The traditional elegy resembles the plaza monument in how it sets out a community's grief at the loss of a figure held in common. Elegies invoke the funerary customs and ritual of the society in which this death happens, or in the community's expression of loss. In some ways, the power of the elegy resembles the power of collective memory and community.
I think the elegy, more than any other form, creates the possessive plural pronoun — the Our— in relation to its subject. This is our hero who died; we are now defined as part of his lineage; our lives are interpreted in relation to his actions.
As Eavan Boland and Mark Strand have written, "the best elegies will always be sites of struggle between custom and decorum on one hand, and private feeling on the other." One sees this in W. H. Auden's elegy, "In Memory of W. B. Yeats," where the speaker alternates between intimacy and conventional decorum. You can almost track this shift from section to section.
Section 1, for example, creates a sense of place carved out by loss:
But for him it was his last afternoon as himself,
An afternoon of nurses and rumours;
The provinces of his body revolted,
The squares of his mind were empty,
Silence invaded the suburbs,
The current of his feeling failed; he became his admirers.
Auden highlights this last moment of being, the final instance of inhabiting the known selfhood, and the shift which occurs is memorial, which is to say, now his admirers will define him.
I thought of the poetics of dementia, and the particular loss enacted by Alzheimers; the one who loves the Alzheimer's patient seems to hover at the doorway of this last moment— the last moment in which they are themselves in the slow erosion of selfhood.
The words of a dead man
Are modified in the guts of the living.
Auden loops back to Yeats, or to the body on bed who became his admirers. And Auden is one of these admirers who carries Yeats into the future.
Section II changes pace, and performs a sort of reversal. Unlike the other sections, this one exists in a single stanza:
You were silly like us; your gift survived it all:
The parish of rich women, physical decay,
Yourself. Mad Ireland hurt you into poetry.
Now Ireland has her madness and her weather still,
For poetry makes nothing happen: it survives
In the valley of its making where executives
Would never want to tamper, flows on south
From ranches of isolation and the busy griefs,
Raw towns that we believe and die in; it survives,
A way of happening, a mouth.
Section III tightens the form, hewing to meticulous rhyme schemes, gesturing towards a song-like structure which resembles decorum, or conventions for mourning a public figure. Even the beginning seems to clear its throat; the first quatrain arranges itself behind the podium:
Earth, receive an honoured guest:
William Yeats is laid to rest.
Let the Irish vessel lie
Emptied of its poetry.
The mournful statement has been made, and this final section resembles a traditional funeral eulogy. What fascinates me in this final section is how Auden puts on his Sunday best (in the first section, he's wearing jeans and golf shirt); he smooths his tie and straightens his cuff-lengths in six tidy, isometric quatrains.
This tidy sombreness is the marble from which monuments are made.

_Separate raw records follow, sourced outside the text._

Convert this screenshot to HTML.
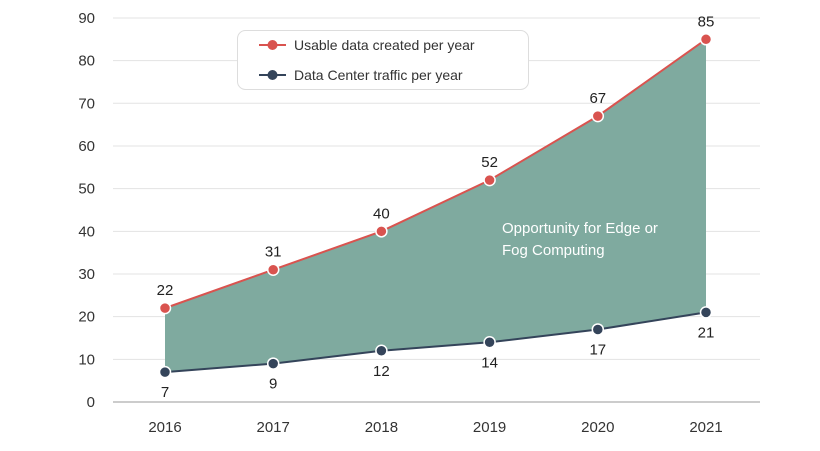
<!DOCTYPE html>
<html><head><meta charset="utf-8"><style>
html,body{margin:0;padding:0;background:#fff;}
svg{display:block;font-family:"Liberation Sans",sans-serif;}
</style></head><body>
<svg id="chart" width="820" height="451"></svg>
<script>
const years = ["2016","2017","2018","2019","2020","2021"];
const usable = [22,31,40,52,67,85];
const traffic = [7,9,12,14,17,21];
const yTicks = [0,10,20,30,40,50,60,70,80,90];
const NS="http://www.w3.org/2000/svg";
const svg=document.getElementById('chart');
function x(i){return 165+i*108.2;}
function y(v){return 402-v*4.267;}
function mk(t,a,p){const e=document.createElementNS(NS,t);for(const k in a)e.setAttribute(k,a[k]);(p||svg).appendChild(e);return e;}
yTicks.forEach(t=>{
  const l=mk('line',{x1:113,x2:760,y1:y(t),y2:y(t),stroke:t===0?'#999':'#e3e3e3','stroke-width':1});
  
  
  const tx=mk('text',{x:95,y:y(t)+5,'text-anchor':'end','font-size':15,fill:'#333'});tx.textContent=t;
  
  
});
years.forEach((yr,i)=>{
  const tx=mk('text',{x:x(i),y:432,'text-anchor':'middle','font-size':15,fill:'#333'});tx.textContent=yr;
  
  
});
let d='';usable.forEach((v,i)=>{d+=(i?'L':'M')+x(i)+','+y(v);});
for(let i=traffic.length-1;i>=0;i--)d+='L'+x(i)+','+y(traffic[i]);
const area=mk('path',{d:d+'Z',fill:'#7faa9f'});


function series(vals,color,name,above){
  const pts=vals.map((v,i)=>x(i)+','+y(v)).join(' ');
  const pl=mk('polyline',{points:pts,fill:'none',stroke:color,'stroke-width':2});
  
  
  vals.forEach((v,i)=>{
    const c=mk('circle',{cx:x(i),cy:y(v),r:5.5,fill:color,stroke:'#fff','stroke-width':1.5});
    
    
    const t=mk('text',{x:x(i),y:above?y(v)-13:y(v)+25,'text-anchor':'middle','font-size':15,fill:'#222'});t.textContent=v;
    
    
  });
}
series(usable,'#d9534f','usable-data',true);
series(traffic,'#34445a','traffic',false);
const a1=mk('text',{x:502,y:233,'font-size':15,fill:'#fff'});a1.textContent='Opportunity for Edge or';


const a2=mk('text',{x:502,y:255,'font-size':15,fill:'#fff'});a2.textContent='Fog Computing';


const lg=mk('g',{});


mk('rect',{x:237.5,y:30.5,width:291,height:59,rx:8,fill:'#fff',stroke:'#ddd'},lg);
[['Usable data created per year','#d9534f',45],['Data Center traffic per year','#34445a',75]].forEach(([lab,c,yy])=>{
  const g=mk('g',{},lg);
  
  
  mk('line',{x1:259,x2:286,y1:yy,y2:yy,stroke:c,'stroke-width':2},g);
  mk('circle',{cx:272.5,cy:yy,r:5,fill:c},g);
  const t=mk('text',{x:294,y:yy+5,'font-size':14,fill:'#333'},g);t.textContent=lab;
});
</script>
</body></html>
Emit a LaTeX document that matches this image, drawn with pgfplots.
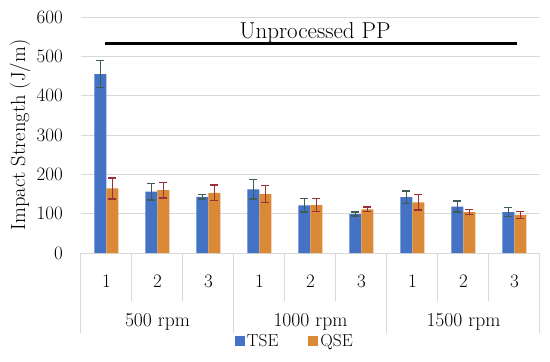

Here are the final two quatrains in Auden's poem:
With the farming of a verse
Make a vineyard of the curse,
Sing of human unsuccess
In a rapture of distress;
In the deserts of the heart
Let the healing fountain start,
In the prison of his days
Teach the free man how to praise.
End-rhymes also add to the monumental texture of Auden’s poem. One of the decisions a poet makes involves the poem’s relation to statues, to shadows, to the monumental tradition invoked by form. And each poem asks something different of the poet. At our best, we are attuned to this. At our worst, we are human.